I think it goes without saying that those of us who do have disabilities out of necessity have to be assertive. Because it is a cruel world, and discrimination is rife. So you have to be able to stand up for yourself.
Comment by Lesley posted on
Love these blogs, inspiring and motivating, thank you.
Comment by Graham Bavington posted on
Hi Ben, thanks for sharing this with us. People like myself with disabilities who come across some barriers will always find another way round it. I was born partially deaf, learned to lip read and now have a cochlear implant which is fantastic. I'm learning to play the piano now! I wish I had the implant years ago.
Comment by Simon Monk posted on
This is a great read, I absolutely agree in that it is sometimes easy to start feeling sorry for ones self and I have over indulged in this regard. I end up complaining to my wife and I realise its not fair on her. I used to be mega fit and this was a big hobby for me but one mechanism i use is to say to myself that further down the line there might be something developed that can help me with my knee. There may be a procedure that improves my situation - who knows? I do offer my support to anyone who wishes to chat when they are feeling down.
Comment by Natasha posted on
You are an inspiration, Ben. Thank you for sharing. 🙂
Comment by Ben Good posted on
Ben, I too have RP with no central vision. Having met you at the FCO event I would just like to say that, as a role model for HMRC, you inspired me. Thank you. I hope I can be as inspirational to my colleagues.

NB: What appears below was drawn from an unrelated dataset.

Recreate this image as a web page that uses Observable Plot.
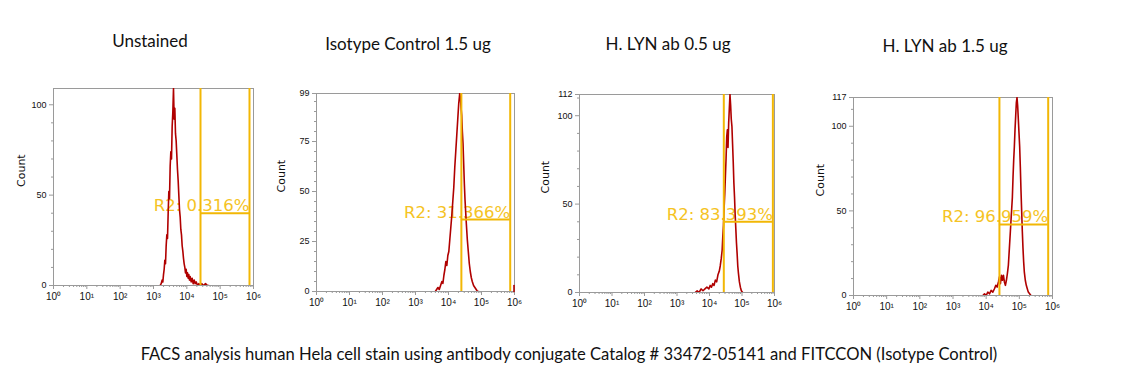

Comment by Gavin Thomas posted on
Thank you Ben for sharing your experience and both the highs and the lows. I hope that the way that you have not only sought to overcome the challenges that you faced but to also look to support your colleagues will inspire others.
As someone whose parents came from St Helena, it was also interesting to hear about your travels and I am glad that you were able to appreciate the beautiful scenery.
Comment by Karen Deus posted on
Thank you for being so honest and so positive 🙂
I am going through the anger v acceptance stage having had a very recent and therefore rather raw MS diagnosis . My philosophy comes from John Lydon "Anger is an energy"
Comment by Henry F posted on
Thank you for writing this, Ben. As a humble AO, it's great to see other people with sight loss excelling in the Civil Service. If you ever fancy mentoring, do let me know. Henry
Comment by Grace posted on
Thanks for sharing your story Ben - I think there are lots of your messages that everyone can learn from regardless of whether we have a disability or not, particularly around the resilience.
Really great to see such an open blog - thank you again.
Comment by Helen Lederer posted on
Uplifting, inspiring and just plain sensible wisdom for all to follow...
Comment by Bharat Mankad posted on
Your article is an inspiration to we all visually impaired. I fully agreed that we should apologise when do any mistake, as due to our disability this would be obvious.
I am by birth registered partially sighted and photophobia i.e. sensitive to daylight. I did came across lots of barriers to be a solicitor in UK eventually.